Ce dont je suis fier
Mon journal de bord. Mes tableaux et mes dessins avec les angles de vent pour me repérer, ma compréhension de la météo. J'ai préservé le bateau. Je trouve que traverser l'Atlantique sans météo et arriver 7e, c'est pas mal pour un amateur comme moi.



4 commentaires:

Christophe Mahé a dit…

Je peux mette un petit commentaire JB, c'est Christophe, je confirme, c'est pas mal ... En fait bravo. Ah mon avis le pire, la plus sale blague c'est la panne de gaz, ça c'est dur, pour la santé, le moral et tout le reste, zut c'est con, ce putain de gaz t'as au moins coûté 3 places ... Tu restes aux Antilles un peu.
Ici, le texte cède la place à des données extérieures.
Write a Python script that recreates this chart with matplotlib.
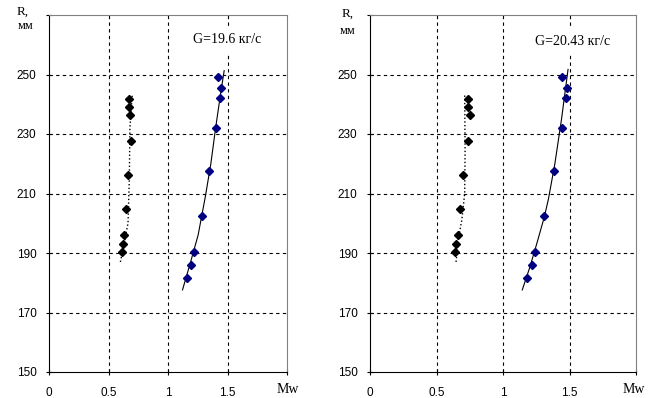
import matplotlib
matplotlib.use("Agg")
import matplotlib.pyplot as plt

# ---- data ---------------------------------------------------------------
R_BLACK = [241.9, 239.0, 236.4, 227.7, 216.2, 204.7, 196.2, 193.1, 190.4]
R_BLUE = [249.0, 245.4, 242.2, 231.9, 217.4, 202.3, 190.2, 185.8, 181.7]

# G = 19.6 kg/s
MW_BLACK_1 = [0.675, 0.675, 0.68, 0.69, 0.66, 0.647, 0.63, 0.62, 0.61]
MW_BLUE_1 = [1.417, 1.442, 1.433, 1.40, 1.347, 1.286, 1.222, 1.197, 1.161]
TREND_DOT_X1 = [0.60, 0.63, 0.664, 0.675, 0.68, 0.70]
TREND_DOT_Y1 = [187.0, 193.0, 200.0, 215.0, 232.0, 243.5]
TREND_SOL_X1 = [1.122, 1.19, 1.253, 1.314, 1.36, 1.40, 1.44, 1.472]
TREND_SOL_Y1 = [177.6, 187.0, 196.0, 209.0, 220.0, 232.0, 243.0, 251.3]

# G = 20.43 kg/s
MW_BLACK_2 = [0.739, 0.739, 0.75, 0.739, 0.699, 0.677, 0.659, 0.644, 0.637]
MW_BLUE_2 = [1.441, 1.481, 1.471, 1.444, 1.386, 1.311, 1.241, 1.218, 1.180]
TREND_DOT_X2 = [0.647, 0.665, 0.69, 0.712, 0.715, 0.712]
TREND_DOT_Y2 = [187.0, 195.0, 201.0, 210.0, 225.0, 243.5]
TREND_SOL_X2 = [1.145, 1.20, 1.253, 1.31, 1.341, 1.39, 1.44, 1.489]
TREND_SOL_Y2 = [177.6, 185.0, 193.0, 202.0, 208.0, 220.0, 235.0, 251.7]

TITLES = ["G=19.6 кг/с", "G=20.43 кг/с"]
X_TICKS = [0, 0.5, 1, 1.5, 2]
X_LABELS = ["0", "0.5", "1", "1.5", ""]
Y_TICKS = [150, 170, 190, 210, 230, 250, 270]
Y_LABELS = ["150", "170", "190", "210", "230", "250", ""]
X_GRID = [0.5, 1, 1.5]
Y_GRID = [170, 190, 210, 230, 250]

SANS = "Liberation Sans"
SERIF = "Liberation Serif"

fig = plt.figure(figsize=(6.53, 3.98), dpi=100)
axes = [fig.add_axes([49 / 653, 26 / 398, 238 / 653, 357 / 398]),
        fig.add_axes([370 / 653, 26 / 398, 266 / 653, 357 / 398])]

panels = [
    (MW_BLACK_1, MW_BLUE_1, TREND_DOT_X1, TREND_DOT_Y1, TREND_SOL_X1, TREND_SOL_Y1),
    (MW_BLACK_2, MW_BLUE_2, TREND_DOT_X2, TREND_DOT_Y2, TREND_SOL_X2, TREND_SOL_Y2),
]
title_pos = [(0.605, 0.931), (0.62, 0.927)]
mw_pos = [1.002, 0.99]

for ax, title, tp, mx, (bx, ux, dx, dy, sx, sy) in zip(axes, TITLES, title_pos,
                                                       mw_pos, panels):
    ax.set_xlim(0, 2)
    ax.set_ylim(150, 270)
    for g in X_GRID:
        ax.axvline(g, color="black", lw=0.8, ls=(0, (3, 3)), zorder=1)
    for g in Y_GRID:
        ax.axhline(g, color="black", lw=0.8, ls=(0, (3, 3)), zorder=1)

    ax.plot(dx, dy, color="black", lw=1.0, ls=":", zorder=2)
    ax.plot(sx, sy, color="black", lw=0.8, zorder=2)
    ax.plot(bx, R_BLACK, ls="none", marker="D", ms=4, color="black", zorder=3)
    ax.plot(ux, R_BLUE, ls="none", marker="D", ms=4, color="#000080", zorder=3)

    ax.set_xticks(X_TICKS)
    ax.set_xticklabels(X_LABELS, fontfamily=SANS, fontsize=8.5)
    ax.set_yticks(Y_TICKS)
    ax.set_yticklabels(Y_LABELS, fontfamily=SANS, fontsize=8.5)
    ax.tick_params(direction="inout", length=5, width=0.8)
    ax.tick_params(axis="x", pad=8)
    ax.tick_params(axis="y", pad=6.5)
    for s in ("top", "right"):
        ax.spines[s].set_color("#808080")
    for s in ("left", "bottom"):
        ax.spines[s].set_color("black")

    ax.text(tp[0], tp[1], title, transform=ax.transAxes, fontfamily=SERIF,
            fontsize=10, ha="left", va="center", zorder=4,
            bbox=dict(facecolor="white", edgecolor="none", pad=5))
    ax.text(mx, -0.048, "Mw", transform=ax.transAxes, fontfamily=SERIF,
            fontsize=10, ha="center", va="center")

fig.text(23 / 653, 1 - 11.5 / 398, "R,", fontfamily=SERIF, fontsize=9.5,
         ha="center", va="center")
fig.text(26 / 653, 1 - 26 / 398, "мм", fontfamily=SERIF, fontsize=9,
         ha="center", va="center")
fig.text(347.5 / 653, 1 - 14 / 398, "R,", fontfamily=SERIF, fontsize=9.5,
         ha="center", va="center")
fig.text(348 / 653, 1 - 31 / 398, "мм", fontfamily=SERIF, fontsize=9,
         ha="center", va="center")

fig.savefig("out.png", dpi=100)
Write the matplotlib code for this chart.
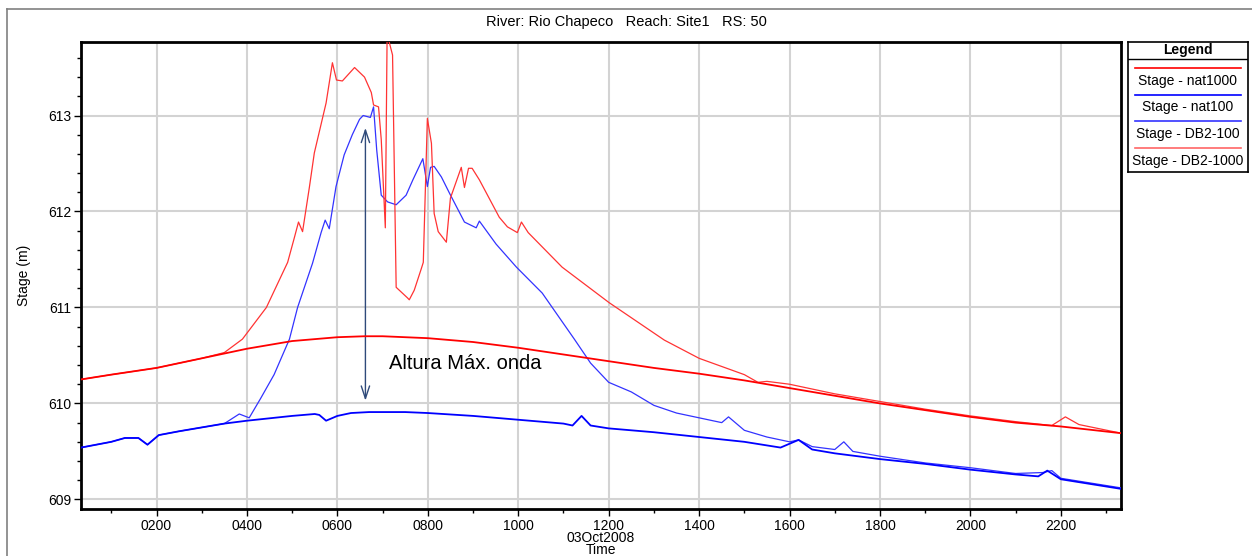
import matplotlib
matplotlib.use("Agg")
import matplotlib.pyplot as plt
from matplotlib.lines import Line2D

plt.rcParams['font.family'] = ['Liberation Sans', 'DejaVu Sans']

# Time in hours on 03Oct2008, stage in metres
nat1000_t = [0.33, 1, 2, 3, 4, 5, 6, 6.6, 7, 8, 9, 10, 11, 12, 13, 14, 15, 16, 17, 18, 19, 20, 21, 22, 23.33]
nat1000_s = [610.25, 610.30, 610.37, 610.47, 610.57, 610.65, 610.69, 610.70, 610.70, 610.68, 610.64, 610.58,
             610.51, 610.44, 610.37, 610.31, 610.24, 610.16, 610.08, 610.00, 609.93, 609.86, 609.80, 609.76, 609.69]

nat100_t = [0.33, 1.0, 1.3, 1.6, 1.8, 2.05, 2.5, 3, 3.5, 4, 5, 5.5, 5.6, 5.75, 6.0, 6.3, 6.7, 7.5, 8, 9, 10, 11,
            11.2, 11.4, 11.6, 12, 13, 14, 15, 15.8, 16.2, 16.5, 17, 18, 19, 20, 21, 21.5, 21.7, 22, 23.33]
nat100_s = [609.54, 609.60, 609.64, 609.64, 609.57, 609.67, 609.71, 609.75, 609.79, 609.82, 609.87, 609.89,
            609.88, 609.82, 609.87, 609.90, 609.91, 609.91, 609.90, 609.87, 609.83, 609.79, 609.77, 609.87,
            609.77, 609.74, 609.70, 609.65, 609.60, 609.54, 609.62, 609.52, 609.48, 609.42, 609.37, 609.31,
            609.26, 609.24, 609.30, 609.21, 609.11]

db2_100_t = [0.33, 1.0, 1.3, 1.6, 1.8, 2.05, 2.5, 3, 3.5, 3.83, 4.05, 4.3, 4.6, 4.94, 5.12, 5.45, 5.64, 5.73,
             5.82, 5.97, 6.15, 6.33, 6.49, 6.57, 6.73, 6.80, 6.87, 6.97, 7.11, 7.30, 7.52, 7.67, 7.89, 7.99,
             8.06, 8.14, 8.30, 8.48, 8.81, 9.07, 9.14, 9.51, 9.96, 10.53, 11.24, 11.6, 12.0, 12.5, 13, 13.5,
             14, 14.5, 14.65, 14.8, 15, 15.5, 16, 16.2, 16.5, 17, 17.2, 17.4, 18, 19, 20, 21, 21.6, 21.8, 22,
             23.33]
db2_100_s = [609.54, 609.60, 609.64, 609.64, 609.57, 609.67, 609.71, 609.75, 609.79, 609.89, 609.85, 610.05,
             610.30, 610.67, 611.00, 611.46, 611.78, 611.91, 611.82, 612.26, 612.59, 612.80, 612.96, 613.00,
             612.98, 613.09, 612.64, 612.17, 612.10, 612.07, 612.17, 612.33, 612.55, 612.26, 612.46, 612.47,
             612.36, 612.19, 611.89, 611.83, 611.90, 611.66, 611.42, 611.15, 610.67, 610.42, 610.22, 610.12,
             609.98, 609.90, 609.85, 609.80, 609.86, 609.80, 609.72, 609.65, 609.60, 609.62, 609.55, 609.52,
             609.60, 609.50, 609.45, 609.38, 609.33, 609.27, 609.28, 609.30, 609.22, 609.12]

db2_1000_t = [0.33, 1, 2, 3, 3.5, 3.90, 4.43, 4.90, 5.05, 5.14, 5.23, 5.38, 5.49, 5.75, 5.89, 5.98, 6.11, 6.38,
              6.60, 6.75, 6.80, 6.91, 6.97, 7.06, 7.10, 7.22, 7.30, 7.55, 7.59, 7.70, 7.86, 7.90, 7.99, 8.08,
              8.14, 8.23, 8.41, 8.50, 8.74, 8.81, 8.90, 8.98, 9.14, 9.58, 9.76, 9.98, 10.07, 10.22, 10.97,
              12.01, 13.23, 14, 15, 15.3, 15.5, 16, 17, 18, 19, 20, 21, 21.8, 22.1, 22.4, 23.33]
db2_1000_s = [610.25, 610.30, 610.37, 610.47, 610.53, 610.67, 611.00, 611.47, 611.73, 611.89, 611.79, 612.25,
              612.61, 613.13, 613.55, 613.37, 613.36, 613.50, 613.40, 613.24, 613.11, 613.09, 612.75, 611.83,
              613.85, 613.63, 611.21, 611.10, 611.08, 611.18, 611.41, 611.47, 612.97, 612.71, 611.98, 611.79,
              611.68, 612.14, 612.46, 612.25, 612.45, 612.45, 612.33, 611.94, 611.84, 611.78, 611.89, 611.78,
              611.42, 611.05, 610.66, 610.47, 610.30, 610.22, 610.23, 610.20, 610.10, 610.02, 609.94, 609.87,
              609.81, 609.77, 609.86, 609.78, 609.69]

xtick_hours = [2, 4, 6, 8, 10, 12, 14, 16, 18, 20, 22]
xtick_labels = ['0200', '0400', '0600', '0800', '1000', '1200', '1400', '1600', '1800', '2000', '2200']
ytick_values = [609, 610, 611, 612, 613]

W, H = 1252, 556
fig = plt.figure(figsize=(W / 100, H / 100), dpi=100)

# outer gray frame (top and left edges visible)
fig.add_artist(Line2D([7 / W, 1], [1 - 9 / H, 1 - 9 / H], color='#808080', lw=1.2, transform=fig.transFigure))
fig.add_artist(Line2D([7 / W, 7 / W], [0, 1 - 9 / H], color='#808080', lw=1.2, transform=fig.transFigure))

ax = fig.add_axes([81 / W, (H - 509) / H, (1121 - 81) / W, (509 - 42) / H])

ax.plot(nat1000_t, nat1000_s, color='#ff0000', lw=1.3, label='Stage - nat1000', zorder=4)
ax.plot(nat100_t, nat100_s, color='#0000ff', lw=1.3, label='Stage - nat100', zorder=4)
ax.plot(db2_100_t, db2_100_s, color='#3333ff', lw=0.9, label='Stage - DB2-100', zorder=3)
ax.plot(db2_1000_t, db2_1000_s, color='#ff3333', lw=0.9, label='Stage - DB2-1000', zorder=3)

ax.set_xticks(xtick_hours)
ax.set_xticklabels(xtick_labels)
ax.set_xticks(range(1, 24), minor=True)
ax.set_yticks(ytick_values)
ax.set_yticks([609 + 0.2 * i for i in range(0, 24)], minor=True)
ax.set_xlim(0.33, 23.33)
ax.set_ylim(608.9, 613.766)
ax.tick_params(axis='both', which='major', length=5, width=1, labelsize=10, direction='out', pad=2)
ax.tick_params(axis='both', which='minor', length=3, width=1, direction='out')
ax.grid(True, which='major', color='#d3d3d3', lw=1.5, zorder=0)
for sp in ax.spines.values():
    sp.set_linewidth(2)
    sp.set_color('black')

ax.set_ylabel('Stage (m)', fontsize=10, labelpad=12)
ax.set_xlabel('03Oct2008\nTime', fontsize=10, labelpad=-1, linespacing=0.8)
fig.text(626 / W, 1 - 22 / H, 'River: Rio Chapeco   Reach: Site1   RS: 50', ha='center', va='center', fontsize=10.5)

# annotation: maximum wave height
ax.annotate('', xy=(6.62, 610.0), xytext=(6.62, 612.9),
            arrowprops=dict(arrowstyle='<->,head_length=0.9,head_width=0.3', color='#2f4a7a', lw=1))
ax.text(7.15, 610.42, 'Altura Máx. onda', fontsize=14.5, va='center', ha='left')

# legend box
lax = fig.add_axes([1128 / W, (H - 172) / H, (1248 - 1128) / W, (172 - 42) / H])
lax.set_xlim(0, 1)
lax.set_ylim(172, 42)
lax.set_xticks([])
lax.set_yticks([])
for sp in lax.spines.values():
    sp.set_linewidth(1.2)
lax.axhline(59, color='black', lw=1)
lax.text(0.5, 50, 'Legend', ha='center', va='center', fontsize=10, fontweight='bold')
entries = [('Stage - nat1000', '#ff0000'), ('Stage - nat100', '#0000ff'),
           ('Stage - DB2-100', '#3333ff'), ('Stage - DB2-1000', '#ff6666')]
for i, (lab, col) in enumerate(entries):
    yl = 68 + i * 26.7
    lax.plot([0.06, 0.94], [yl, yl], color=col, lw=1.2)
    lax.text(0.5, yl + 12.5, lab, ha='center', va='center', fontsize=10)

fig.savefig('out.png', dpi=100)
Je traverse vers la Guadeloupe, j'y serais vers le 20/25 Janvier, si t'es là, j'enchaîne ensuite, Cap Vert France et j'espère dégoter une ou. 2 transats avant l'été ... À bientôt j'espère, encore Bravo

Anonyme a dit…

Salut JIB!

Impressionant ton recit! et moi qui m'arrachait les cheveux les deux dernieres semaines, meme mes enfants connaissent ton prenom par Coeur eux qui m'ont entendu jurer par tous les dieux, en voyant ta strategie peu claire lors des derniers 1500 milles...moi j'avais les fichiers grib devant les yeux..evidemment sans radio tout s'explique. Je suis hyper impressionne !
Bravo
Vincent

Anonyme a dit…

hello JIB,
belle force mentale, t as tenu le coup, et t'arrives dans le top 10,forcé de naviguer à l'ancienne..
félicitations, tu peux être fier; en tout cas nous on l'est.
à très vite, pour un bon vieux rhum dans un canap, au chaud, avec les cousins.
Steph et ben

beber a dit…

Salut Jib
tout d'abord un grand bravo pour cette belle course.
Ensuite fait attention car les kg perdus se reprennent très vite et en double (vécu).
Très heureux d'avoir pu faire cette Mini (comme ca j'ai pas eu a te suivre sur la carto) avec toi même si on ne s'est pas vu beaucoup (c'est un peu l'objet du solo avec des bateaux différents). Tu dois tout cela a ton travail, aux personnes qui t'accompagne et ta motivation.
Pour les mauvaises idées de t'avoir montré cette course en 2007 je m'en excuse :))
en plus on se fait plein de belles connaissances, vraiment pas drole! bises a tous les supporter de Jib et du 607!!